The Book 4th Edition
“I shall not commit the fashionable stupidity of
regarding everything I cannot explain as a fraud.”
C. G. Jung
One of the most spectacular and outstanding mental mediums
who ever lived was the American Mrs. Leonore Piper from
Boston. No one, not even the most hardcore closed-minded
skeptic, after investigating her mediumship for a period
of almost thirty years ever suggested fraud.
Professor William James, Professor of Psychology at Harvard
University, personally organized séances for her
for a year and a half. Then Professor Richard Hodgson, Professor
of Law, the greatest and most notorious debunker in the
world took over. And finally Professor James Hyslop, Professor
of Logic and Ethics from Columbia University took control
of the investigations.
Together they brought hundreds of sitters to her under
false names, they hired detectives to follow her and intercepted
her mail. She was taken to England where she knew no one
and arranged for her to stay with members of the British
Society of Psychical Research where she could be constantly
monitored.
She would go into a trance, then a control—an intelligence
from the afterlife by the name of Dr Phinuit—would
take over and start to give a great deal of accurate information
and messages from those who had passed on.

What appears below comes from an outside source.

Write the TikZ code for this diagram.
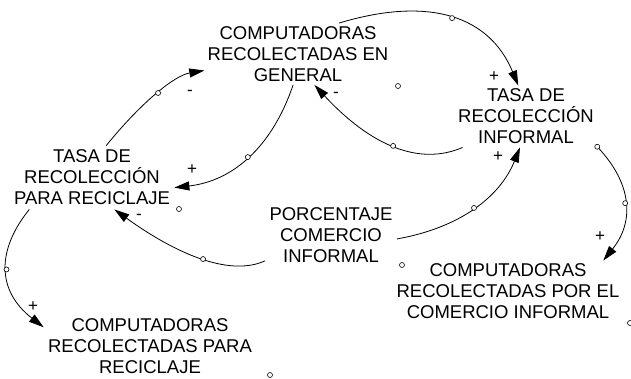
\documentclass[tikz,border=0pt]{standalone}
\usepackage{fontspec}
\setmainfont{Liberation Sans}
\usetikzlibrary{arrows.meta}
\begin{document}
\begin{tikzpicture}[x=1pt,y=-1pt,->,>={Triangle[length=15pt,width=9pt]},line width=0.8pt,
    var/.style={align=center,inner sep=3pt,font=\fontsize{18.5}{21}\selectfont},
    handle/.style={-,circle,draw,fill=white,inner sep=0pt,minimum size=5pt,line width=0.6pt},
    sgn/.style={inner sep=0pt,font=\fontsize{17}{17}\selectfont}]
    \useasboundingbox (0,0) rectangle (631,378);
    \node[var] (gen) at (298,54) {COMPUTADORAS\\RECOLECTADAS EN\\GENERAL};
    \node[var] (tri) at (526,116.5) {TASA DE\\RECOLECCIÓN\\INFORMAL};
    \node[var,inner sep=4pt] (trr) at (92,177.5) {TASA DE\\RECOLECCIÓN\\PARA RECICLAJE};
    \node[var,inner sep=4pt] (pci) at (331,235.5) {PORCENTAJE\\COMERCIO\\INFORMAL};
    \node[var] (cri) at (508,291.5) {COMPUTADORAS\\RECOLECTADAS POR EL\\COMERCIO INFORMAL};
    \node[var,inner sep=4pt] (crr) at (150,346) {COMPUTADORAS\\RECOLECTADAS PARA\\RECICLAJE};
    \draw (trr.66) .. controls (142.7,100.7) and (175.3,75.3) .. node[handle,pos=.5] (h1) {} (gen.190);
    \draw (gen.261) .. controls (272,147) and (233,181) .. node[handle,pos=.5] (h2) {} (trr.353);
    \draw (gen.37) .. controls (430,-4.3) and (489.7,16.3) .. node[handle,pos=.5] (h3) {} (tri.104);
    \draw (tri.206) .. controls (419,166.3) and (370.3,145.3) .. node[handle,pos=.5] (h4) {} (gen.298);
    \draw (pci.357) .. controls (458.7,228) and (499.7,197.7) .. node[handle,pos=.5] (h5) {} (tri.259);
    \draw (pci.201) .. controls (232.7,275.7) and (182.3,258.3) .. node[handle,pos=.5] (h6) {} (trr.305);
    \draw (trr.207) .. controls (-3,249.3) and (-4,290.3) .. node[handle,pos=.5] (h7) {} (crr.170);
    \draw (tri.337) .. controls (632.7,184) and (634.3,222) .. node[handle,pos=0] (h8a) {} node[handle,pos=.5] (h8) {} (cri.18);
    \node[sgn] (s1) at (190,93) {-};
    \node[sgn] (s2) at (192,170) {+};
    \node[sgn] (s3) at (494,77) {+};
    \node[sgn] (s4) at (336,95) {-};
    \node[sgn] (s5) at (498,157) {+};
    \node[sgn] (s6) at (139,217) {-};
    \node[sgn] (s7) at (33,307) {+};
    \node[sgn] (s8) at (600,237) {+};
    \node[handle] (d1) at (398,86) {};
    \node[handle] (d2) at (402,265) {};
    \node[handle] (d3) at (270,375) {};
    \node[handle] (d4) at (179,209) {};
    \node[handle] (d5) at (630,323) {};
\end{tikzpicture}
\end{document}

Just one example from the many thousands of examples over
many decades where Mrs. Piper was deadly accurate in her
mental mediumship was when the Rev. and Mrs.. S.W. Sutton
participated in a séance in 1893. The Suttons, according
to Richard Hodgson's report, were highly intelligent people.
They participated in a séance with Mrs.. Piper to
see if they could contact their little girl who had recently
died. Hodgson supplied a stenographer so that what was stated
through Mrs.. Piper about the Suttons' little girl is now
held in the archives of the Society for Psychical Research
(see Proceedings 1898: 284-582).
Mrs. Piper was able to establish contact between the Suttons
and their very much-loved little girl from the afterlife.
The information left no doubt whatsoever that the little
girl was actually communicating from the afterlife with
her mother and father still living on the earthplane.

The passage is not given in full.